▸ OBJECTIVE:
Begin with the first line of the material and copy each line word for word through the line that contains "hv_salt = [638, 422, 310, 285, 275, 275]"; the pictures are left out.

· · · · ·

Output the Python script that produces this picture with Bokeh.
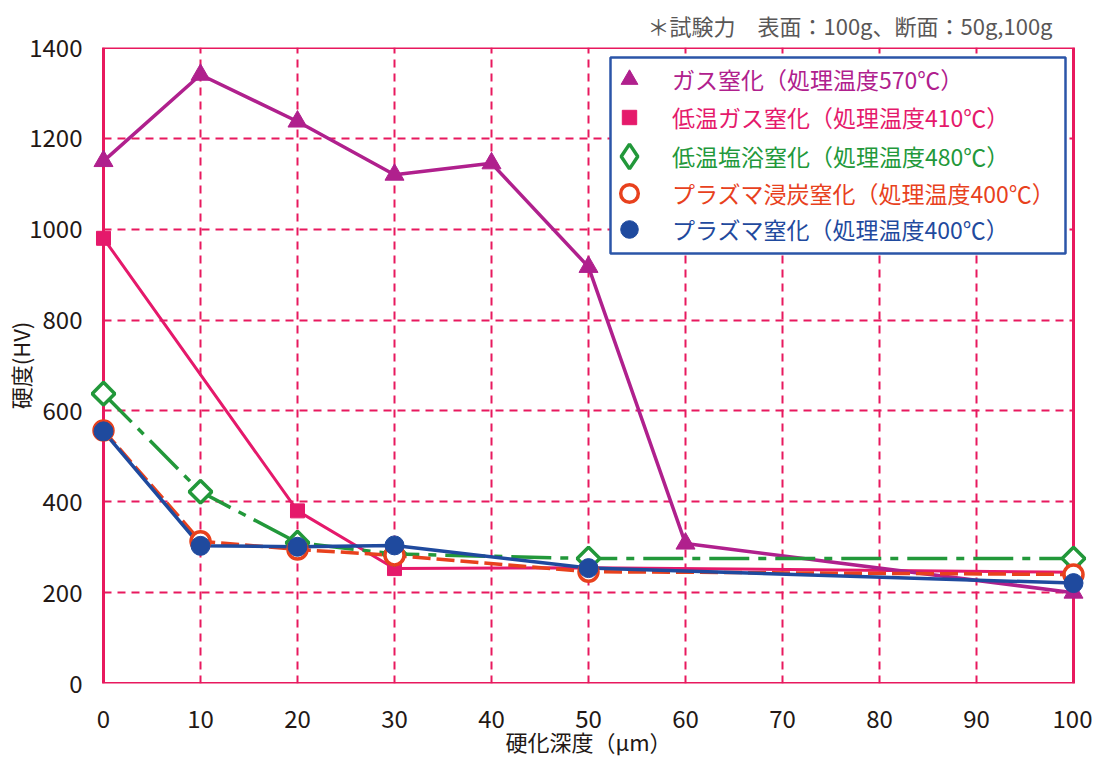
import math
from bokeh.plotting import figure
from bokeh.models import (Range1d, FixedTicker, Legend, LegendItem, Title,
                          BoxAnnotation)
from bokeh.embed import file_html
from bokeh.resources import INLINE

FONT = "Noto Sans CJK JP"

# ---- data ----
depth_gas = [0, 10, 20, 30, 40, 50, 60, 100]
hv_gas = [1150, 1340, 1237, 1120, 1145, 917, 308, 200]

depth_lt_gas = [0, 20, 30, 50, 100]
hv_lt_gas = [980, 380, 253, 255, 245]

depth_salt = [0, 10, 20, 30, 50, 100]
hv_salt = [638, 422, 310, 285, 275, 275]

depth_pcn = [0, 10, 20, 30, 50, 100]
hv_pcn = [557, 313, 295, 282, 246, 240]

depth_pn = [0, 10, 20, 30, 50, 100]
hv_pn = [555, 303, 301, 304, 254, 221]

labels = ["ガス窒化（処理温度570℃）",
          "低温ガス窒化（処理温度410℃）",
          "低温塩浴窒化（処理温度480℃）",
          "プラズマ浸炭窒化（処理温度400℃）",
          "プラズマ窒化（処理温度400℃）"]

x_ticks = [0, 10, 20, 30, 40, 50, 60, 70, 80, 90, 100]
y_ticks = [0, 200, 400, 600, 800, 1000, 1200, 1400]

note = "＊試験力　表面：100g、断面：50g,100g"
x_title = "硬化深度（μm）"
y_title = "硬度(HV)"

C_GAS = "#b0208d"
C_LTG = "#e5196b"
C_SALT = "#22983a"
C_PCN = "#e8411d"
C_PN = "#1f4a9e"
C_GRID = "#e8195e"
C_TEXT = "#231815"

W, H = 1092, 768
PAD = 1.34  # small x padding so end markers are not cut by the frame
p = figure(width=W, height=H, output_backend="svg", toolbar_location=None,
           x_range=Range1d(x_ticks[0] - PAD, x_ticks[-1] + PAD),
           y_range=Range1d(y_ticks[0], y_ticks[-1]),
           min_border_left=90, min_border_right=6, min_border_top=47,
           min_border_bottom=H - 683)

p.outline_line_color = None
p.background_fill_color = "white"

for ax in (p.xaxis[0], p.yaxis[0]):
    ax.axis_line_color = None
    ax.major_tick_line_color = None
    ax.major_tick_in = 0
    ax.major_tick_out = 0
    ax.minor_tick_line_color = None
    ax.minor_tick_in = 0
    ax.minor_tick_out = 0
    ax.major_label_text_font = FONT
    ax.major_label_text_font_size = "24px"
    ax.major_label_text_color = C_TEXT
    ax.axis_label_text_font = FONT
    ax.axis_label_text_font_size = "22px"
    ax.axis_label_text_font_style = "normal"
    ax.axis_label_text_color = C_TEXT

p.xaxis.ticker = FixedTicker(ticks=x_ticks)
p.yaxis.ticker = FixedTicker(ticks=y_ticks)
p.xaxis.major_label_standoff = 26
p.yaxis.major_label_standoff = 8
p.xaxis.axis_label = x_title
p.yaxis.axis_label = y_title
p.xaxis.axis_label_standoff = -6
p.yaxis.axis_label_standoff = -10

p.xgrid.ticker = FixedTicker(ticks=x_ticks)
p.ygrid.ticker = FixedTicker(ticks=y_ticks)
for g in (p.xgrid[0], p.ygrid[0]):
    g.grid_line_color = C_GRID
    g.grid_line_width = 2
    g.grid_line_dash = "8 6"
if "cross_bounds" in p.ygrid[0].properties():
    p.ygrid[0].cross_bounds = (x_ticks[0], x_ticks[-1])
    p.xgrid[0].cross_bounds = (y_ticks[0], y_ticks[-1])

# solid plot frame along the axis limits
p.add_layout(BoxAnnotation(left=x_ticks[0], right=x_ticks[-1],
                           bottom=y_ticks[0], top=y_ticks[-1],
                           fill_alpha=0, line_color=C_GRID, line_alpha=1.0,
                           line_width=3, level="underlay"))

# note above the plot, right aligned
p.add_layout(Title(text=note, align="right", offset=34, standoff=12,
                   vertical_align="middle",
                   text_font=FONT, text_font_size="22px", text_font_style="normal",
                   text_color="#595757"), "above")

# ---- lines ----
p.line(depth_lt_gas, hv_lt_gas, color=C_LTG, line_width=3)
p.line(depth_gas, hv_gas, color=C_GAS, line_width=3.5)
p.line(depth_salt, hv_salt, color=C_SALT, line_width=3.5, line_dash="40 9 8 9")
p.line(depth_pcn, hv_pcn, color=C_PCN, line_width=3.5, line_dash="18 6")
p.line(depth_pn, hv_pn, color=C_PN, line_width=3.5)

# ---- markers ----
r_ltg = p.scatter(depth_lt_gas, hv_lt_gas, marker="square", size=14,
                  fill_color=C_LTG, line_color=C_LTG)
r_gas = p.scatter(depth_gas, hv_gas, marker="triangle", size=19,
                  fill_color=C_GAS, line_color=C_GAS)
# diamond key (used for the legend symbol; hidden beneath the plotted markers)
r_salt_key = p.scatter(depth_salt, hv_salt, marker="diamond", size=18,
                       fill_color="white", line_color=C_SALT, line_width=3.5)
p.scatter(depth_salt, hv_salt, marker="square", size=16, angle=math.pi / 4,
          fill_color="white", line_color=C_SALT, line_width=3.5)
r_pcn = p.scatter(depth_pcn, hv_pcn, marker="circle", size=19,
                  fill_color="white", line_color=C_PCN, line_width=3.5)
r_pn = p.scatter(depth_pn, hv_pn, marker="circle", size=19,
                 fill_color=C_PN, line_color=C_PN)

# ---- legend (one per entry so each label keeps its own colour) ----
box = BoxAnnotation(left=520, right=975, bottom=430, top=626,
                    left_units="screen", right_units="screen",
                    bottom_units="screen", top_units="screen",
                    fill_color="white", fill_alpha=1.0,
                    line_color="#2b55a8", line_alpha=1.0, line_width=2.5,
                    level="annotation")
p.add_layout(box)

entries = [(r_gas, C_GAS, 42), (r_ltg, C_LTG, 36), (r_salt_key, C_SALT, 62),
           (r_pcn, C_PCN, 44), (r_pn, C_PN, 44)]
centers = [604, 566, 527, 490, 454]
mx, tx = 539, 582
for (rend, col, gs), lab, cy in zip(entries, labels, centers):
    half = gs // 2
    lg = Legend(items=[LegendItem(label=lab, renderers=[rend])],
                location=(mx - half, cy - half), orientation="vertical",
                padding=0, margin=0, spacing=0,
                glyph_width=gs, glyph_height=gs, label_standoff=int(tx - (mx + half)),
                border_line_color=None, background_fill_alpha=0,
                label_text_font=FONT, label_text_font_size="23px",
                label_text_color=col, label_height=gs)
    p.add_layout(lg)

open("out.html", "w").write(file_html(p, INLINE))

· · · · ·

▸ PROBLEM SOLUTION:
Output the Python script that produces this picture with Bokeh.
import math
from bokeh.plotting import figure
from bokeh.models import (Range1d, FixedTicker, Legend, LegendItem, Title,
                          BoxAnnotation)
from bokeh.embed import file_html
from bokeh.resources import INLINE

FONT = "Noto Sans CJK JP"

# ---- data ----
depth_gas = [0, 10, 20, 30, 40, 50, 60, 100]
hv_gas = [1150, 1340, 1237, 1120, 1145, 917, 308, 200]

depth_lt_gas = [0, 20, 30, 50, 100]
hv_lt_gas = [980, 380, 253, 255, 245]

depth_salt = [0, 10, 20, 30, 50, 100]
hv_salt = [638, 422, 310, 285, 275, 275]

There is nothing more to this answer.